[Start of Data]
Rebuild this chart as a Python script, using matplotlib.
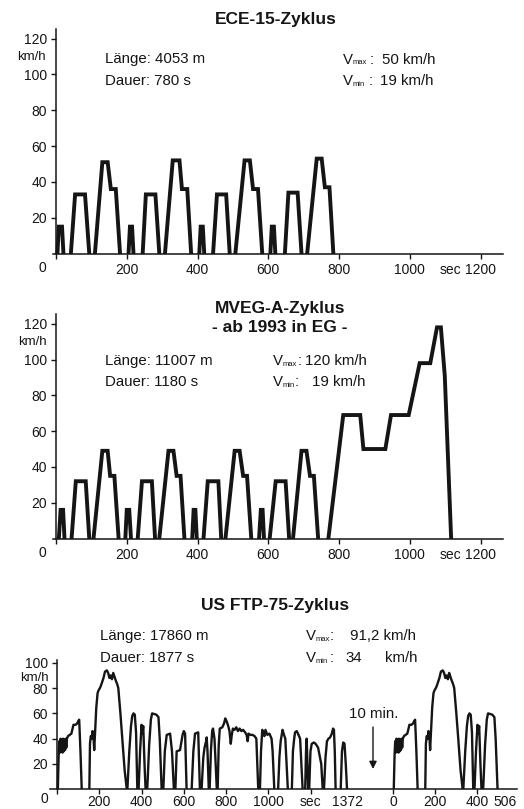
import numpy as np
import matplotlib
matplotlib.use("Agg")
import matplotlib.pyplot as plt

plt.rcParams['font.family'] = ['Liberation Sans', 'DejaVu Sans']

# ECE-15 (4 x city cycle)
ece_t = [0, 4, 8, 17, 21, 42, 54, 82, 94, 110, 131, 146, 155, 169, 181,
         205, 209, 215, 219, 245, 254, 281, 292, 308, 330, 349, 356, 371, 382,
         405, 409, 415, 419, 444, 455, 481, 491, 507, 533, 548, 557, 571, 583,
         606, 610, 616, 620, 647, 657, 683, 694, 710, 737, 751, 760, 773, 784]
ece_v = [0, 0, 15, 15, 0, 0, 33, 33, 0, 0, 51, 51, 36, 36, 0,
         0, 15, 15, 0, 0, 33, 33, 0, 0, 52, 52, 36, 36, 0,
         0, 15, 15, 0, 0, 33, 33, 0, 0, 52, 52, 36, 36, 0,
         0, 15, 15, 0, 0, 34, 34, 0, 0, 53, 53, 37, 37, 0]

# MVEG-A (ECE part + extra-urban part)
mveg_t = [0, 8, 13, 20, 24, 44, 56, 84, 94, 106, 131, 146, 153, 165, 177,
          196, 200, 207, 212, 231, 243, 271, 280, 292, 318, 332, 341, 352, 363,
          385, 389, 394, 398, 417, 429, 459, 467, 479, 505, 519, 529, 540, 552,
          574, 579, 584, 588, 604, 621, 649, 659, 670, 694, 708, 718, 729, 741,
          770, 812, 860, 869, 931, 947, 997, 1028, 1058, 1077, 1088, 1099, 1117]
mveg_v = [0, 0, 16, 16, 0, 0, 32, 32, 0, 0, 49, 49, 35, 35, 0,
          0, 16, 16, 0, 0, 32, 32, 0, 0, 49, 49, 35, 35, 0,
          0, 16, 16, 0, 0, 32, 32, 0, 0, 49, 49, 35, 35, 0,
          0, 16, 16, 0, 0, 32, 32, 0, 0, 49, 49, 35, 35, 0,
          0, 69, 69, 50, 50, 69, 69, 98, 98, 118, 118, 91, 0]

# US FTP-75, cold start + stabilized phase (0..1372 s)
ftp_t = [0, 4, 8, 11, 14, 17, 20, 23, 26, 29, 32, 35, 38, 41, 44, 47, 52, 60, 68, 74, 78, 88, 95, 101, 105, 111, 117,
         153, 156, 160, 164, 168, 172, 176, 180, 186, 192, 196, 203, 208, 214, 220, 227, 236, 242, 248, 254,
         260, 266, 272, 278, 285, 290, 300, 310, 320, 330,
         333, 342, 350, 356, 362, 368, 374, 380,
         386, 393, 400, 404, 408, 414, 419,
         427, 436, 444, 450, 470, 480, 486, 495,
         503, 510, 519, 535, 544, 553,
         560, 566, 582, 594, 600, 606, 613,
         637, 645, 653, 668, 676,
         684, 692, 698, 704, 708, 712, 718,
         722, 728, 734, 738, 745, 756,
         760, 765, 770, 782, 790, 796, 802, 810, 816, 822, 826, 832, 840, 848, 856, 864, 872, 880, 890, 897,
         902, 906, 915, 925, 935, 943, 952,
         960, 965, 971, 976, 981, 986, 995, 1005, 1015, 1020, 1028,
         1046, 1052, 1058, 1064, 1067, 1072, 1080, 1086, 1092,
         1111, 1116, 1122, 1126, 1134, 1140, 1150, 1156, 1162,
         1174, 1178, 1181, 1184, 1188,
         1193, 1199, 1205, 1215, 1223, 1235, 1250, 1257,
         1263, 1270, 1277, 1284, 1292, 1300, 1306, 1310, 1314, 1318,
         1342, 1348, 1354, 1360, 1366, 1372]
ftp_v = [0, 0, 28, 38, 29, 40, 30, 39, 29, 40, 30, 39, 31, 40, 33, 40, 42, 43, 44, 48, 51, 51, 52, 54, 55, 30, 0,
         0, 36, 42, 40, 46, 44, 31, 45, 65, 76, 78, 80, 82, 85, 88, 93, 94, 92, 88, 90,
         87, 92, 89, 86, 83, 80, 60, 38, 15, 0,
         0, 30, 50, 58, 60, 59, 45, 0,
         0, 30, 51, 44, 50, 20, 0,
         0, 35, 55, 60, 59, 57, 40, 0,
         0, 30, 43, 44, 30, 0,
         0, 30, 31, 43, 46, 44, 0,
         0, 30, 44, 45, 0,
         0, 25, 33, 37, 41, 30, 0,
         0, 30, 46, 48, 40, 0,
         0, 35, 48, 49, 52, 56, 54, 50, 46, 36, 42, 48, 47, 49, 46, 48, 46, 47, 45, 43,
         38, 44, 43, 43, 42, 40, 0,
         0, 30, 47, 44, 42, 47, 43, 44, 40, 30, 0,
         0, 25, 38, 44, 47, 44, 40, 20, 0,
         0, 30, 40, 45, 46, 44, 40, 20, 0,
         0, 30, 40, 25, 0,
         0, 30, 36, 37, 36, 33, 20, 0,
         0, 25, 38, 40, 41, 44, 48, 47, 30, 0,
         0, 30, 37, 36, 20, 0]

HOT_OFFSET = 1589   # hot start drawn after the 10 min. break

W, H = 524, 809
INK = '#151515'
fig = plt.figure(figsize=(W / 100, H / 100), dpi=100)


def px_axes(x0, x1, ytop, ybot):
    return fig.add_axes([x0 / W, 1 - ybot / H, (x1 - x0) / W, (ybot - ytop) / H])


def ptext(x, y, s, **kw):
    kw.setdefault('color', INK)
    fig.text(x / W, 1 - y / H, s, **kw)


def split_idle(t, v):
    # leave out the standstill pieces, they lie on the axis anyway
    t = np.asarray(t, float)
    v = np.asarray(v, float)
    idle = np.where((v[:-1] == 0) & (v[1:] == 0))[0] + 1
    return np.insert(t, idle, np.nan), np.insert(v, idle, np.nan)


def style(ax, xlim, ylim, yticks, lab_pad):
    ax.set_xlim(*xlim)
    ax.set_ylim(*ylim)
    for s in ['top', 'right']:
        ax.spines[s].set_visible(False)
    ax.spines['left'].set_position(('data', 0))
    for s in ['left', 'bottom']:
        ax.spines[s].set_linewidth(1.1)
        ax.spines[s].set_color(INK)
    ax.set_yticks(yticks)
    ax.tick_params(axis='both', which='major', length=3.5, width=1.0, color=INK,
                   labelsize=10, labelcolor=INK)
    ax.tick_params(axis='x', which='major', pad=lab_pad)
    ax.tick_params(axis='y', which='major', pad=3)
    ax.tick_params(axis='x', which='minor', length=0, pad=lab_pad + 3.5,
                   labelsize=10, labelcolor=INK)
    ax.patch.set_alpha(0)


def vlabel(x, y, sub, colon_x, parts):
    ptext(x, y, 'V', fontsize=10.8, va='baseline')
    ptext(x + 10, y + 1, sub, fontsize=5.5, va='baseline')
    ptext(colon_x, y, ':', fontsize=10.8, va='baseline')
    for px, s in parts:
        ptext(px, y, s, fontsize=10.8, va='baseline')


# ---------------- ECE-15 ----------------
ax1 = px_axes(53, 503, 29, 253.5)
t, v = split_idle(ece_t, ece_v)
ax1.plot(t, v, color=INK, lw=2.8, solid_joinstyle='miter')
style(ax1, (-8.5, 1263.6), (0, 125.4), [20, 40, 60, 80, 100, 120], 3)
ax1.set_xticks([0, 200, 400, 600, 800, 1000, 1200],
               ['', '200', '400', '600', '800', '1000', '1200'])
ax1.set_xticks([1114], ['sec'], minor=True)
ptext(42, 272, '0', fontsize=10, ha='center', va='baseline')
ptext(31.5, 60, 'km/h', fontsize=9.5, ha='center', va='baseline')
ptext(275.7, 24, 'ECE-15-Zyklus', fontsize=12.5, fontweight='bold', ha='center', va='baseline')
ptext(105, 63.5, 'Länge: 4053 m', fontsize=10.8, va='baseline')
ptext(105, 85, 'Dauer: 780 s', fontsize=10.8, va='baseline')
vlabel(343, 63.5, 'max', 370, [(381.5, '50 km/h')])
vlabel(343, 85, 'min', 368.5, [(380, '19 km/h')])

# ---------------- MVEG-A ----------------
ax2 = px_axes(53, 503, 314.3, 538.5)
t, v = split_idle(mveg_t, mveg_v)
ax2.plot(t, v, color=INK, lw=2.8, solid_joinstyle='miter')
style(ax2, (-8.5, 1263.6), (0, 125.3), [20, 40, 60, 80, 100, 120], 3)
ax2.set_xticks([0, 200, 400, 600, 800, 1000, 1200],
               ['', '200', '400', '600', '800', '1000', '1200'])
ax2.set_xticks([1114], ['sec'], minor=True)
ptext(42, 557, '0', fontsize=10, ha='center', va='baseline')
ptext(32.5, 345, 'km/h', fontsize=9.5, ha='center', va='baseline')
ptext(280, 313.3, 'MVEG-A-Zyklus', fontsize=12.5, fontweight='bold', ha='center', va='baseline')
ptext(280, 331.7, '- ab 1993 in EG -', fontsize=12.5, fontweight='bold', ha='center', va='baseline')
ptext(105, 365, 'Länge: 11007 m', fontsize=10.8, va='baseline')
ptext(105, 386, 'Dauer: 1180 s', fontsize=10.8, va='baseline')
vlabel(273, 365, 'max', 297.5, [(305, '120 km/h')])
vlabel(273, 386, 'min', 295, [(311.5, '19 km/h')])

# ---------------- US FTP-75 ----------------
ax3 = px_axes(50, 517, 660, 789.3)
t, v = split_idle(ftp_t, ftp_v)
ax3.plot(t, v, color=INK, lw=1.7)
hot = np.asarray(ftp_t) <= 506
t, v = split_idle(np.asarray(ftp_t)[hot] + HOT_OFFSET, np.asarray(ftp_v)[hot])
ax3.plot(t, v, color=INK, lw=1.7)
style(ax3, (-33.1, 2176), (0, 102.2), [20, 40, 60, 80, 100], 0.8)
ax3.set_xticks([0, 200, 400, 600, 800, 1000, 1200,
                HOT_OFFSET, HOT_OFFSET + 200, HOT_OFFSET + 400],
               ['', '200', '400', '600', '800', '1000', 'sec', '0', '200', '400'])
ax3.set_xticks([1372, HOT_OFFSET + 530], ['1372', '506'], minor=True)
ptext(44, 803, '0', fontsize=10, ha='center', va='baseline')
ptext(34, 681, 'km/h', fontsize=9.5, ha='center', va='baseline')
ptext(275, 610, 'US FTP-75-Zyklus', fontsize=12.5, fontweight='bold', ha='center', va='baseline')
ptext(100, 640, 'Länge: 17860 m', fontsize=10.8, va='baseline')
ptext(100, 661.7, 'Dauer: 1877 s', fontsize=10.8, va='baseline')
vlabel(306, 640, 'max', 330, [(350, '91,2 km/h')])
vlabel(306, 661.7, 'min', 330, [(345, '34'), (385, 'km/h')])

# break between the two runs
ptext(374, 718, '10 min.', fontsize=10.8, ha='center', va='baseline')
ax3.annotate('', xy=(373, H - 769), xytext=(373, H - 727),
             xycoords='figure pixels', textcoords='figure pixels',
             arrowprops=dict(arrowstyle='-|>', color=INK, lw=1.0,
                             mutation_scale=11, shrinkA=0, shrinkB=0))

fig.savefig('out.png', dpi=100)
[End of Data]
Task to complete: Give again, exactly, the lines from the start of the data through the one holding "plt.rcParams['font.family'] = ['Liberation"; omit the pictures.

Written answer:
Rebuild this chart as a Python script, using matplotlib.
import numpy as np
import matplotlib
matplotlib.use("Agg")
import matplotlib.pyplot as plt

plt.rcParams['font.family'] = ['Liberation Sans', 'DejaVu Sans']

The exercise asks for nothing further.